The following week, I was to find out the pathology of the tumour. The neuro surgeons rang on Friday and delivered the devastating news. Traces of grade 4 glioblastoma were detected. I was devastated. The thing that really got to me was seeing everyone I loved in emotional pain because of me. It was a very hard pill to swallow.

I met two wonderful oncologists in Tamworth, who planned my radiation and chemotherapy. I also was allocated a wonderful Mark Hughes Foundation Nurse in Tamworth Natasha, who was my guide to the disease and the treatments. Making appointments, checking in on me during my treatment, as well as in between my treatments. Natasha along with Alisha have become a lifeline to get me through the treatment & beyond. I underwent 6 weeks of radiation in January (33 Radiation treatments), and I’m currently on my 4/6 monthly chemo treatments. I also had a second craniotomy in April at John Hunter Hospital to remove more of the tumour.

I am so grateful for absolutely everyone who has been involved during my diagnosis. In particular, my mum Theresa, who has been at every appointment, every hospital trip, every radiation and chemo treatment. She has held my hair back when I have been unwell, held my hand in the times I broke down and gave me the reassurance that I am not alone in this battle. There is absolutely no way I will ever be able to repay her for the love and support she has given me.

I also have to mention Ben and James.

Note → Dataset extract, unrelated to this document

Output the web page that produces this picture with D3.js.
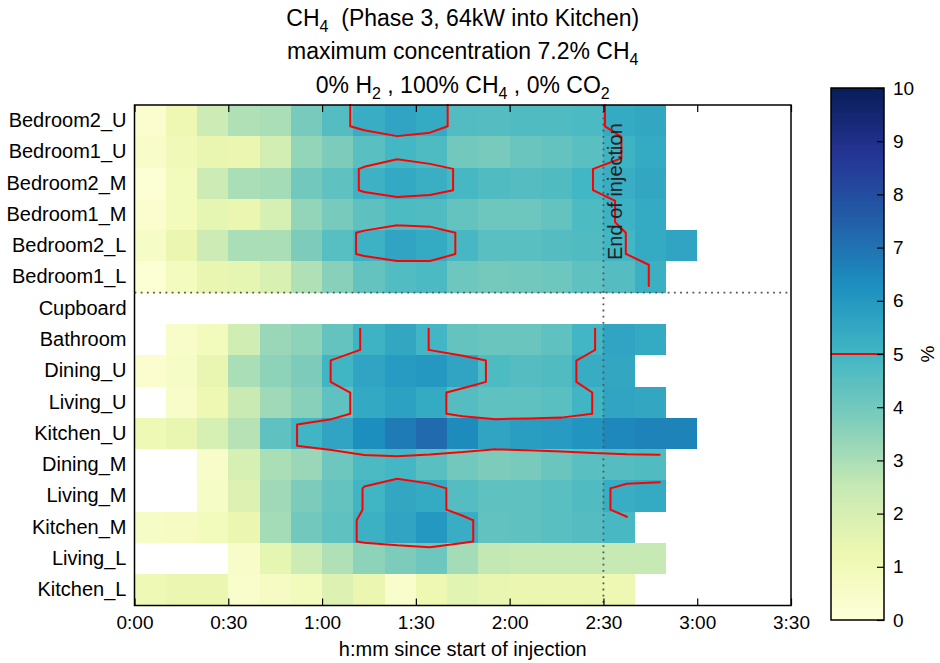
<!DOCTYPE html>
<html>
<head>
<meta charset="utf-8">
<script src="https://cdn.jsdelivr.net/npm/d3@7"></script>
<style>
body { margin: 0; background: #fff; }
svg { font-family: "Liberation Sans", Arial, sans-serif; }
</style>
</head>
<body>
<svg id="chart" width="940" height="663"></svg>
<script>
// rooms, top to bottom
const rooms = ["Bedroom2_U", "Bedroom1_U", "Bedroom2_M", "Bedroom1_M", "Bedroom2_L", "Bedroom1_L",
    "Cupboard", "Bathroom", "Dining_U", "Living_U", "Kitchen_U", "Dining_M", "Living_M",
    "Kitchen_M", "Living_L", "Kitchen_L"];

// % CH4 in each 10 minute bin from 0:00 (null = no reading)
const bedroom2U = [0.3, 1.2, 2.3, 2.9, 3.0, 3.9, 4.6, 5.3, 5.6, 5.4, 4.66, 4.6, 4.7, 4.7, 4.8, 5.4, 5.5, null];
const bedroom1U = [0.5, 1.0, 1.4, 1.3, 2.1, 3.4, 3.8, 4.5, 4.95, 4.73, 4.0, 3.9, 4.2, 4.3, 4.5, 5.1, 5.4, null];
const bedroom2M = [0.2, 0.9, 2.3, 3.0, 3.1, 4.0, 4.4, 5.12, 5.45, 5.24, 4.9, 4.7, 4.6, 4.7, 5.01, 5.3, 5.5, null];
const bedroom1M = [0.3, 0.9, 1.5, 1.3, 2.0, 3.4, 3.9, 4.41, 4.75, 4.7, 4.3, 4.1, 4.1, 4.3, 4.75, 5.14, 5.4, null];
const bedroom2L = [0.6, 1.3, 2.3, 3.0, 3.0, 3.8, 4.55, 5.15, 5.6, 5.41, 4.88, 4.5, 4.5, 4.6, 4.7, 5.01, 5.4, 5.6];
const bedroom1L = [0.2, 0.8, 1.4, 1.5, 1.9, 2.9, 3.6, 4.3, 4.68, 4.78, 4.1, 3.95, 4.0, 4.1, 4.4, 4.6, 5.2, null];
const cupboard  = [null, null, null, null, null, null, null, null, null, null, null, null, null, null, null, null, null, null];
const bathroom  = [null, 0.5, 0.9, 2.2, 3.3, 3.5, 4.3, 5.1, 5.5, 4.98, 4.3, 4.2, 4.2, 4.4, 4.98, 5.6, 5.4, null];
const diningU   = [0.3, 0.6, 1.4, 3.0, 3.5, 3.8, 5.03, 5.6, 5.9, 6.0, 5.6, 4.75, 4.6, 4.7, 5.35, 5.5, null, null];
const livingU   = [null, 0.5, 1.2, 2.4, 3.2, 3.6, 4.4, 5.45, 5.7, 5.4, 4.6, 4.4, 4.4, 4.5, 5.03, 5.6, 5.5, null];
const kitchenU  = [1.1, 1.4, 2.0, 2.8, 4.4, 5.03, 5.6, 6.3, 6.8, 7.2, 6.4, 5.6, 5.8, 5.9, 6.1, 6.5, 6.6, 6.6];
const diningM   = [null, null, 0.5, 2.0, 3.0, 3.3, 4.1, 4.8, 4.95, 4.5, 4.0, 3.8, 3.9, 4.2, 4.5, 4.6, 4.7, null];
const livingM   = [null, null, 0.6, 1.8, 3.2, 3.8, 4.3, 5.04, 5.5, 5.4, 4.6, 4.4, 4.4, 4.5, 4.7, 5.3, 5.4, null];
const kitchenM  = [0.6, 0.7, 0.9, 1.3, 3.1, 4.0, 4.4, 5.18, 5.6, 6.0, 5.3, 4.36, 4.4, 4.5, 4.6, 4.85, null, null];
const livingL   = [null, null, null, 0.5, 1.5, 2.3, 2.9, 3.5, 3.8, 4.1, 3.1, 2.55, 2.5, 2.5, 2.5, 2.5, 2.5, null];
const kitchenL  = [1.1, 1.3, 1.3, 0.4, 0.7, 0.9, 1.8, 1.3, 0.4, 1.2, 1.6, 1.4, 1.3, 1.3, 1.3, 1.2, null, null];

const series = [bedroom2U, bedroom1U, bedroom2M, bedroom1M, bedroom2L, bedroom1L, cupboard, bathroom,
    diningU, livingU, kitchenU, diningM, livingM, kitchenM, livingL, kitchenL];

const binMinutes = 10;
const timeTicks = [0, 30, 60, 90, 120, 150, 180, 210];
const endOfInjection = 150;
const level = 5;
const colourTicks = [0, 1, 2, 3, 4, 5, 6, 7, 8, 9, 10];
const ylgnbu = ["#ffffd9", "#edf8b1", "#c7e9b4", "#7fcdbb", "#41b6c4", "#1d91c0", "#225ea8", "#253494", "#081d58"];

const svg = d3.select("#chart");
const plot = {left: 134.5, right: 791, top: 105, bottom: 605.5};

const x = d3.scaleLinear().domain([0, 210]).range([plot.left, plot.right]);
const y = d3.scaleBand().domain(rooms).range([plot.top, plot.bottom]);
const color = d3.scaleLinear()
    .domain(ylgnbu.map((c, i) => i * 10 / (ylgnbu.length - 1)))
    .range(ylgnbu)
    .clamp(true);

const hm = d => `${Math.floor(d / 60)}:${String(d % 60).padStart(2, "0")}`;

// cells
const cells = [];
series.forEach((row, r) => row.forEach((v, j) => {
    if (v != null) cells.push({room: rooms[r], j, v});
}));

svg.append("g")
    .attr("shape-rendering", "crispEdges")
    .selectAll("rect")
    .data(cells)
    .join("rect")
        .attr("x", d => x(d.j * binMinutes))
        .attr("y", d => y(d.room))
        .attr("width", x(binMinutes) - x(0))
        .attr("height", y.bandwidth())
        .attr("fill", d => color(d.v));

// 5% contour: every row is repeated three times and the grid is stretched over the whole axes
const nCols = (x.domain()[1] - x.domain()[0]) / binMinutes;
const nSub = rooms.length * 3;
const grid = d3.range(nSub).map(m => d3.range(nCols).map(k => {
    const v = series[Math.floor(m / 3)][k];
    return v == null ? NaN : v;
}));
const gx = d3.scaleLinear().domain([0, nCols - 1]).range(x.range());
const gy = d3.scaleLinear().domain([0, nSub - 1]).range(y.range());

let segments = [];
for (let m = 0; m < nSub - 1; m++) {
    for (let k = 0; k < nCols - 1; k++) {
        const tl = grid[m][k], tr = grid[m][k + 1], br = grid[m + 1][k + 1], bl = grid[m + 1][k];
        if ([tl, tr, br, bl].some(isNaN)) continue;
        const code = (tl > level ? 8 : 0) | (tr > level ? 4 : 0) | (br > level ? 2 : 0) | (bl > level ? 1 : 0);
        if (code === 0 || code === 15) continue;
        const top = [k + (level - tl) / (tr - tl), m];
        const bottom = [k + (level - bl) / (br - bl), m + 1];
        const left = [k, m + (level - tl) / (bl - tl)];
        const right = [k + 1, m + (level - tr) / (br - tr)];
        const centre = (tl + tr + br + bl) / 4 > level;
        switch (code) {
            case 1: case 14: segments.push([left, bottom]); break;
            case 2: case 13: segments.push([bottom, right]); break;
            case 3: case 12: segments.push([left, right]); break;
            case 4: case 11: segments.push([top, right]); break;
            case 6: case 9: segments.push([top, bottom]); break;
            case 7: case 8: segments.push([left, top]); break;
            case 5: segments.push(...(centre ? [[left, top], [bottom, right]] : [[top, right], [left, bottom]])); break;
            case 10: segments.push(...(centre ? [[top, right], [left, bottom]] : [[left, top], [bottom, right]])); break;
        }
    }
}

svg.append("path")
    .attr("d", segments.map(([a, b]) => `M${gx(a[0])},${gy(a[1])}L${gx(b[0])},${gy(b[1])}`).join(""))
    .attr("fill", "none")
    .attr("stroke", "#ff0000")
    .attr("stroke-width", 2)
    .attr("stroke-linecap", "round")
    .attr("stroke-linejoin", "round");

// dotted separators
svg.append("line")
    .attr("x1", plot.left).attr("x2", plot.right)
    .attr("y1", y("Cupboard")).attr("y2", y("Cupboard"))
    .attr("stroke", "#555").attr("stroke-width", 1.8).attr("stroke-dasharray", "1.8,4.4");
svg.append("line")
    .attr("x1", x(endOfInjection)).attr("x2", x(endOfInjection))
    .attr("y1", plot.top).attr("y2", plot.bottom)
    .attr("stroke", "#555").attr("stroke-width", 1.8).attr("stroke-dasharray", "1.8,4.4");

svg.append("text")
    .attr("transform", `translate(${x(endOfInjection) + 19},260) rotate(-90)`)
    .attr("font-size", 20)
    .attr("fill", "#222")
    .text("End of injection");

// axes
const xAxis = svg.append("g")
    .attr("transform", `translate(0,${plot.bottom})`)
    .call(d3.axisBottom(x).tickValues(timeTicks).tickFormat(hm).tickSizeInner(-7).tickSizeOuter(0).tickPadding(10));
xAxis.selectAll("text").attr("font-size", 19).attr("fill", "#000");

const xTop = svg.append("g")
    .attr("transform", `translate(0,${plot.top})`)
    .call(d3.axisTop(x).tickValues(timeTicks).tickFormat("").tickSizeInner(-7).tickSizeOuter(0));

const yAxis = svg.append("g")
    .attr("transform", `translate(${plot.left},0)`)
    .call(d3.axisLeft(y).tickSize(0).tickPadding(8));
yAxis.selectAll("text").attr("font-size", 20).attr("fill", "#000");

svg.selectAll(".domain").remove();
svg.selectAll(".tick line").attr("stroke", "#000").attr("stroke-width", 1.2);

svg.append("rect")
    .attr("x", plot.left).attr("y", plot.top)
    .attr("width", plot.right - plot.left).attr("height", plot.bottom - plot.top)
    .attr("fill", "none").attr("stroke", "#000").attr("stroke-width", 1.5);

svg.append("text")
    .attr("x", (plot.left + plot.right) / 2).attr("y", 656)
    .attr("text-anchor", "middle").attr("font-size", 20)
    .text("h:mm since start of injection");

// title
const titleLines = [
    [["CH", 0], ["4", 1], ["  (Phase 3, 64kW into Kitchen)", 0]],
    [["maximum concentration 7.2% CH", 0], ["4", 1]],
    [["0% H", 0], ["2", 1], [" , 100% CH", 0], ["4", 1], [" , 0% CO", 0], ["2", 1]]
];
const titleY = [26, 59, 93];
titleLines.forEach((parts, i) => {
    const t = svg.append("text")
        .attr("x", (plot.left + plot.right) / 2).attr("y", titleY[i])
        .attr("text-anchor", "middle").attr("font-size", 23)
        .style("white-space", "pre");
    parts.forEach(([s, sub], p) => {
        const prevSub = p > 0 && parts[p - 1][1];
        t.append("tspan")
            .attr("font-size", sub ? 16 : 23)
            .attr("dy", sub ? 6 : (prevSub ? -6 : 0))
            .text(s);
    });
});

// colour bar
const cb = {left: 831, right: 884, top: 88, bottom: 620};
const cbScale = d3.scaleLinear().domain([0, 10]).range([cb.bottom, cb.top]);

const grad = svg.append("defs").append("linearGradient")
    .attr("id", "cbgrad").attr("x1", 0).attr("y1", 1).attr("x2", 0).attr("y2", 0);
grad.selectAll("stop")
    .data(color.domain())
    .join("stop")
        .attr("offset", d => d / 10)
        .attr("stop-color", d => color(d));

svg.append("rect")
    .attr("x", cb.left).attr("y", cb.top)
    .attr("width", cb.right - cb.left).attr("height", cb.bottom - cb.top)
    .attr("fill", "url(#cbgrad)");

svg.append("line")
    .attr("x1", cb.left).attr("x2", cb.right)
    .attr("y1", cbScale(level)).attr("y2", cbScale(level))
    .attr("stroke", "#ff0000").attr("stroke-width", 2);

const cbAxis = svg.append("g")
    .attr("transform", `translate(${cb.right},0)`)
    .call(d3.axisRight(cbScale).tickValues(colourTicks).tickFormat(d3.format("d")).tickSizeInner(-7).tickSizeOuter(0).tickPadding(9));
cbAxis.select(".domain").remove();
cbAxis.selectAll("text").attr("font-size", 19).attr("fill", "#000");
cbAxis.selectAll(".tick line").attr("stroke", "#000").attr("stroke-width", 1.2);

svg.append("rect")
    .attr("x", cb.left).attr("y", cb.top)
    .attr("width", cb.right - cb.left).attr("height", cb.bottom - cb.top)
    .attr("fill", "none").attr("stroke", "#000").attr("stroke-width", 1.5);

svg.append("text")
    .attr("transform", `translate(934,${(cb.top + cb.bottom) / 2}) rotate(-90)`)
    .attr("text-anchor", "middle").attr("font-size", 19)
    .text("%");
</script>
</body>
</html>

Although they didn’t think what they did for me was that “big of a deal”, they opened their doors to us, gave me a bed to sleep in, made sure we were comfortable and had everything we needed whilst down in Newcastle, not to mention the time they drove all the way to Maccas to get me some hot chips in the middle of the night. Two of the most genuine people who I am so grateful to have by my side.

The care I have received was thanks to the Mark Hughes Foundation (MHF). I wouldn’t have received the care I have been given, nor the guidance of the nurses if it wasn’t for the MHF. MHF is fighting for research and eventually (hopefully soon), a cure for brain cancer.

Recently, I was on a flight to Armidale and remember spotting the beanie before turning to my sister (who is obsessed with NRL) and asking if it was Mark Hughes. It was! I was fortunate enough to meet and have a chat with the wonderful couple behind the foundation, Mark and his wife Kirralee. They are both so dedicated and committed to the foundation, whilst being the most genuine and humble people I have ever met. What a huge tick off my bucket list. To meet a Celebrity! Mark Hughes, a person who has made such a major impact in my life. I do apologise Mark; I’ll still be cheering for Manly Sea Eagles!

If anything, it was the reality check I needed. It taught me to live every day like it’s your last. Don’t ever hold back, don’t be stuck in the past, don’t hold grudges, be happy and live for now. Surround yourself with the ones you love. I for one believe in positivity and have shown this always, along with my bubbly personality.

The most important lesson, go to the doctors if you’re unsure of your health, if something out of the normal is happening. Get a check-up, don’t leave it till it’s too late.